## EXERCISE AIM
Everything in the listing except the pictures should be written out exactly.

## DATA SEGMENT
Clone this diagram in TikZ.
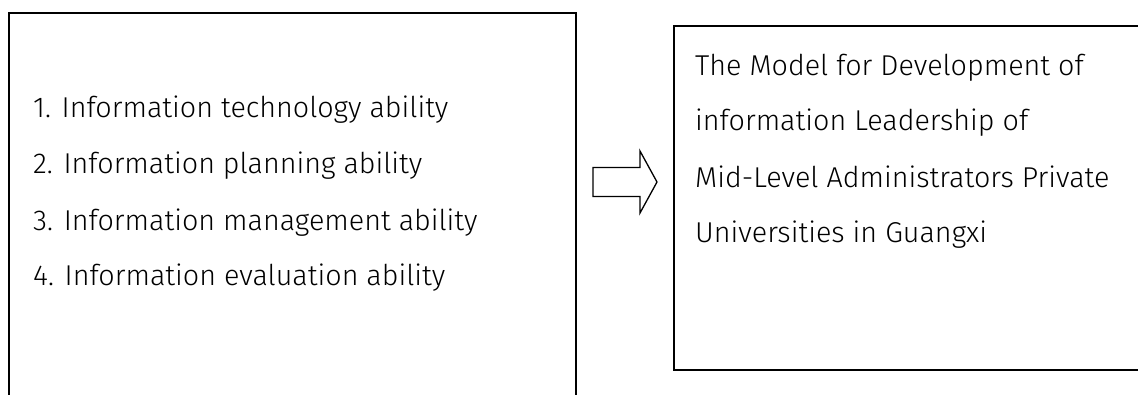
\documentclass[tikz,border=0pt]{standalone}
\usepackage{fontspec}
\setmainfont{Fira Sans}[UprightFont=* Light]
\begin{document}
\begin{tikzpicture}[x=1pt,y=-1pt,
  frame/.style={draw=black,line width=1.6pt},
  item/.style={anchor=base west,inner sep=0pt,font=\fontsize{28.7}{32}\selectfont},
  blockarrow/.style={draw=black,line width=1.3pt,line join=miter}]
\useasboundingbox (0,0) rectangle (1138,394);
% left box: open at the bottom edge of the page
\draw[frame] (9,400) -- (9,13) -- (576,13) -- (576,400);
% right box: runs past the right edge of the page
\draw[frame] (1145,26) -- (674,26) -- (674,370) -- (1145,370);
\node[item] (l1) at (33,117) {1. Information technology ability};
\node[item] (l2) at (33,173) {2. Information planning ability};
\node[item] (l3) at (33,230) {3. Information management ability};
\node[item] (l4) at (33,285) {4. Information evaluation ability};
\node[item] (r1) at (695,75) {The Model for Development of};
\node[item] (r2) at (695,130) {information Leadership of};
\node[item] (r3) at (695,187) {Mid-Level Administrators Private};
\node[item] (r4) at (695,242) {Universities in Guangxi};
% hollow block arrow between the two boxes
\coordinate (tail) at (593,182);
\coordinate (tip) at (657,182);
\draw[blockarrow] (tail) ++(0,-14.5) -- ++(47,0) -- ++(0,-16.5) -- (tip)
  -- ++(-17,31) -- ++(0,-16.5) -- ++(-47,0) -- cycle;
\end{tikzpicture}
\end{document}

## OUTPUT OF THE EXERCISE
Clone this diagram in TikZ.
\documentclass[tikz,border=0pt]{standalone}
\usepackage{fontspec}
\setmainfont{Fira Sans}[UprightFont=* Light]
\begin{document}
\begin{tikzpicture}[x=1pt,y=-1pt,
  frame/.style={draw=black,line width=1.6pt},
  item/.style={anchor=base west,inner sep=0pt,font=\fontsize{28.7}{32}\selectfont},
  blockarrow/.style={draw=black,line width=1.3pt,line join=miter}]
\useasboundingbox (0,0) rectangle (1138,394);
% left box: open at the bottom edge of the page
\draw[frame] (9,400) -- (9,13) -- (576,13) -- (576,400);
% right box: runs past the right edge of the page
\draw[frame] (1145,26) -- (674,26) -- (674,370) -- (1145,370);
\node[item] (l1) at (33,117) {1. Information technology ability};
\node[item] (l2) at (33,173) {2. Information planning ability};
\node[item] (l3) at (33,230) {3. Information management ability};
\node[item] (l4) at (33,285) {4. Information evaluation ability};
\node[item] (r1) at (695,75) {The Model for Development of};
\node[item] (r2) at (695,130) {information Leadership of};
\node[item] (r3) at (695,187) {Mid-Level Administrators Private};
\node[item] (r4) at (695,242) {Universities in Guangxi};
% hollow block arrow between the two boxes
\coordinate (tail) at (593,182);
\coordinate (tip) at (657,182);
\draw[blockarrow] (tail) ++(0,-14.5) -- ++(47,0) -- ++(0,-16.5) -- (tip)
  -- ++(-17,31) -- ++(0,-16.5) -- ++(-47,0) -- cycle;
\end{tikzpicture}
\end{document}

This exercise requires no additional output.